Perhaps the greatest irony of all is that all I seem to write about these days is how much I want to write.

It's similar to the desire for immersion. You want to understand the words, the cultural cues, the accents, the subtlety of exchange, before you can even conjugate the verbs. The only way to learn is to let yourself be helpless; to hang in limbo, not knowing if what you're saying is absolute crap, or culturally insensitive, or idiotic, or just plain unintelligible, until the day comes that you actually stop thinking about the words themselves, and instead you focus on the meaning behind them.

And that is what I learned (or, rather, learned again) from Stephen Elliott.
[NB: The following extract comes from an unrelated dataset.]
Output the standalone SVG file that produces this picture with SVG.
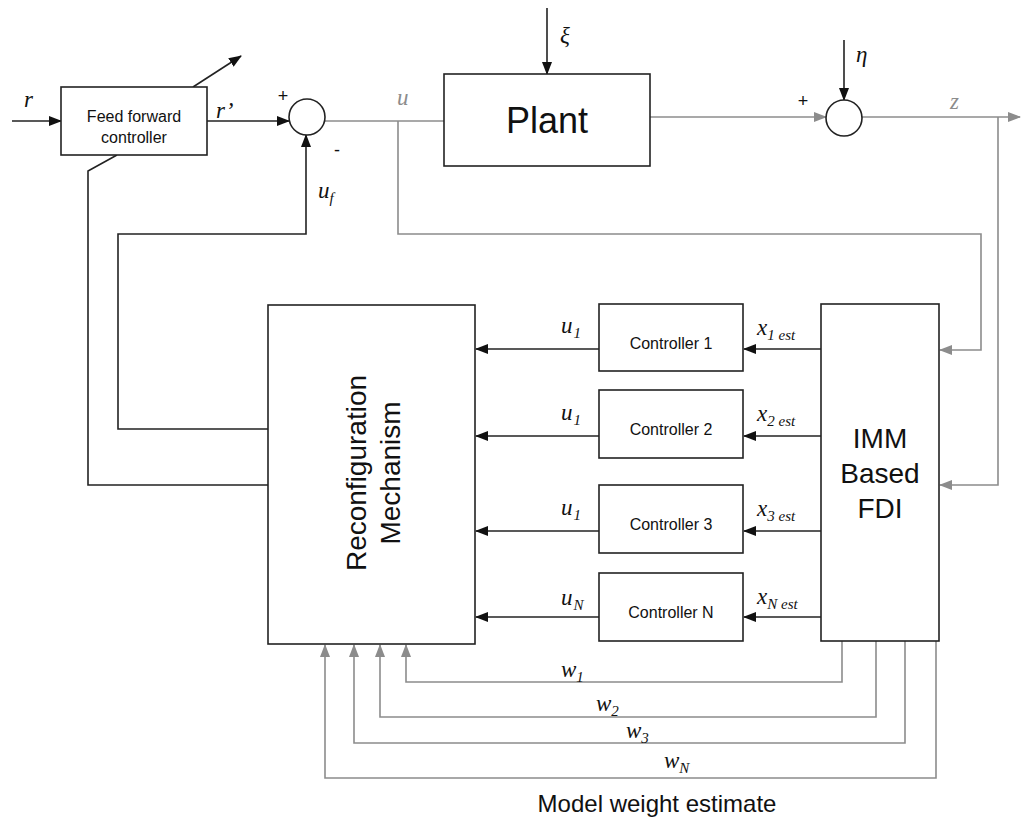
<svg xmlns="http://www.w3.org/2000/svg" width="1021" height="818" viewBox="0 0 1021 818">
<style>
.box{fill:#fff;stroke:#222;stroke-width:1.6}
.blk{fill:none;stroke:#222;stroke-width:1.6}
.gry{fill:none;stroke:#8c8c8c;stroke-width:1.6}
.sans{font-family:"Liberation Sans",Arial,sans-serif;fill:#111}
.m{font-family:"Liberation Serif","Times New Roman",serif;font-style:italic;fill:#111;font-size:23px}
.mg{font-family:"Liberation Serif","Times New Roman",serif;font-style:italic;fill:#8c8c8c;font-size:23px}
.sub{font-size:15px}
.sign{font-family:"Liberation Sans",Arial,sans-serif;fill:#111;font-size:18px}
</style>
<defs>
<marker id="ab" markerUnits="userSpaceOnUse" markerWidth="13" markerHeight="10" refX="12" refY="5" orient="auto"><path d="M0,0 L13,5 L0,10 z" fill="#111"/></marker>
<marker id="ag" markerUnits="userSpaceOnUse" markerWidth="13" markerHeight="10" refX="12" refY="5" orient="auto"><path d="M0,0 L13,5 L0,10 z" fill="#8c8c8c"/></marker>
</defs>

<g id="connectors">
<line class="blk" x1="12" y1="121" x2="61" y2="121" marker-end="url(#ab)"/>
<line class="blk" x1="207" y1="121" x2="289" y2="121" marker-end="url(#ab)"/>
<line class="blk" x1="193" y1="87" x2="241" y2="56" marker-end="url(#ab)"/>
<polyline class="blk" points="117,155 88,171 88,485 268,485"/>
<polyline class="blk" points="268,429 118,429 118,234 306,234 306,135" marker-end="url(#ab)"/>
<line class="gry" x1="325" y1="121" x2="444" y2="121"/>
<polyline class="gry" points="398,121 398,234 981,234 981,350 940,350" marker-end="url(#ag)"/>
<line class="blk" x1="547" y1="8" x2="547" y2="74" marker-end="url(#ab)"/>
<line class="gry" x1="650" y1="117" x2="826" y2="117" marker-end="url(#ag)"/>
<line class="blk" x1="844" y1="40" x2="844" y2="100" marker-end="url(#ab)"/>
<line class="gry" x1="862" y1="117" x2="1020" y2="117" marker-end="url(#ag)"/>
<polyline class="gry" points="998,117 998,485 940,485" marker-end="url(#ag)"/>
<line class="blk" x1="599" y1="349" x2="476" y2="349" marker-end="url(#ab)"/>
<line class="blk" x1="599" y1="436" x2="476" y2="436" marker-end="url(#ab)"/>
<line class="blk" x1="599" y1="531" x2="476" y2="531" marker-end="url(#ab)"/>
<line class="blk" x1="599" y1="617" x2="476" y2="617" marker-end="url(#ab)"/>
<line class="blk" x1="821" y1="349" x2="744" y2="349" marker-end="url(#ab)"/>
<line class="blk" x1="821" y1="436" x2="744" y2="436" marker-end="url(#ab)"/>
<line class="blk" x1="821" y1="531" x2="744" y2="531" marker-end="url(#ab)"/>
<line class="blk" x1="821" y1="617" x2="744" y2="617" marker-end="url(#ab)"/>
<polyline class="gry" points="842,641 842,682 406,682 406,645" marker-end="url(#ag)"/>
<polyline class="gry" points="876,641 876,717 380,717 380,645" marker-end="url(#ag)"/>
<polyline class="gry" points="905,641 905,743 354,743 354,645" marker-end="url(#ag)"/>
<polyline class="gry" points="936,641 936,778 325,778 325,645" marker-end="url(#ag)"/>
</g>

<g id="feedforward">
<rect class="box" x="61" y="87" width="146" height="68"/>
<text class="sans" font-size="16" x="134" y="122" text-anchor="middle">Feed forward</text>
<text class="sans" font-size="16" x="134" y="143" text-anchor="middle">controller</text>
</g>

<g id="sum1">
<circle class="box" cx="307" cy="117" r="18"/>
<text class="sign" x="283" y="102" text-anchor="middle">+</text>
<text class="sign" x="337" y="156" text-anchor="middle">-</text>
</g>

<g id="plant">
<rect class="box" x="444" y="74" width="206" height="92"/>
<text class="sans" font-size="36" x="547" y="133" text-anchor="middle">Plant</text>
</g>

<g id="sum2">
<circle class="box" cx="844" cy="118" r="18"/>
<text class="sign" x="803" y="107" text-anchor="middle">+</text>
</g>

<g id="reconfig">
<rect class="box" x="268" y="305" width="207" height="339"/>
<text class="sans" font-size="28" text-anchor="middle" transform="translate(366,473) rotate(-90)">Reconfiguration</text>
<text class="sans" font-size="28" text-anchor="middle" transform="translate(400,473) rotate(-90)">Mechanism</text>
</g>

<g id="controller1">
<rect class="box" x="599" y="304" width="144" height="67"/>
<text class="sans" font-size="16" x="671" y="349" text-anchor="middle">Controller 1</text>
</g>
<g id="controller2">
<rect class="box" x="599" y="390" width="144" height="68"/>
<text class="sans" font-size="16" x="671" y="435" text-anchor="middle">Controller 2</text>
</g>
<g id="controller3">
<rect class="box" x="599" y="485" width="144" height="68"/>
<text class="sans" font-size="16" x="671" y="530" text-anchor="middle">Controller 3</text>
</g>
<g id="controllerN">
<rect class="box" x="599" y="573" width="144" height="68"/>
<text class="sans" font-size="16" x="671" y="618" text-anchor="middle">Controller N</text>
</g>

<g id="imm">
<rect class="box" x="821" y="304" width="118" height="337"/>
<text class="sans" font-size="28" x="880" y="448" text-anchor="middle">IMM</text>
<text class="sans" font-size="28" x="880" y="483" text-anchor="middle">Based</text>
<text class="sans" font-size="28" x="880" y="518" text-anchor="middle">FDI</text>
</g>

<g id="labels">
<text class="m" x="24" y="107">r</text>
<text class="m" x="216" y="118">r’</text>
<text class="mg" x="397" y="105">u</text>
<text class="m" x="318" y="198">u<tspan class="sub" dy="5">f</tspan></text>
<text class="m" x="560" y="43">ξ</text>
<text class="m" x="856" y="62">η</text>
<text class="mg" x="950" y="109">z</text>
<text class="m" x="561" y="333">u<tspan class="sub" dx="1" dy="5">1</tspan></text>
<text class="m" x="561" y="420">u<tspan class="sub" dx="1" dy="5">1</tspan></text>
<text class="m" x="561" y="515">u<tspan class="sub" dx="1" dy="5">1</tspan></text>
<text class="m" x="561" y="605">u<tspan class="sub" dx="1" dy="5">N</tspan></text>
<text class="m" x="757" y="335">x<tspan class="sub" dy="5">1 est</tspan></text>
<text class="m" x="757" y="421">x<tspan class="sub" dy="5">2 est</tspan></text>
<text class="m" x="757" y="516">x<tspan class="sub" dy="5">3 est</tspan></text>
<text class="m" x="757" y="604">x<tspan class="sub" dy="5">N est</tspan></text>
<text class="m" x="561" y="677">w<tspan class="sub" dy="5">1</tspan></text>
<text class="m" x="596" y="711">w<tspan class="sub" dy="5">2</tspan></text>
<text class="m" x="626" y="738">w<tspan class="sub" dy="5">3</tspan></text>
<text class="m" x="664" y="768">w<tspan class="sub" dy="5">N</tspan></text>
<text class="sans" font-size="24" x="657" y="812" text-anchor="middle">Model weight estimate</text>
</g>
</svg>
Saturday, November 3, 2012

The gospel of stories

"When he was a small boy his father at bedtime told him the great wonder tales of the East, told them and re-told them and re-made them and re-invented them in his own way--the stories of Scheherazade from the Thousand and One Nights, stories told against death to prove the ability of stories to civilize and overcome even the most murderous of tyrants; and the animal fables of the Panchatantra; and the marvels that poured like a waterfall from the Kathasaritsagara, the 'Ocean of the Streams of Story,' the immense story-lake created in Kashmir where his ancestors had been born; and the tales of mighty heroes collected in the Hamzanama and the Adventures of Hatim Tai...To grow up steeped in these tellings was to learn two unforgettable lessons: first, that stories were not true (there were no "real" genies in bottles or flying carpets or wonderful lamps), but by being untrue they could make him feel and know truths that the truth could not tell him, and second, that they all belonged to him, just as they belonged to his father, Anis, and to everyone else, they were all his, as they were his father's, bright stories and dark stories, sacred stories and profane, his to alter and renew and discard and pick up again as and when he pleased, his to laugh at and rejoice in and live in and with and by, to give the stories life by loving them and to be given life by them in return. Man was the storytelling animal, the only creature on earth that told itself stories to understand what kind of creature it was. The story was his birthright, and nobody could take it away."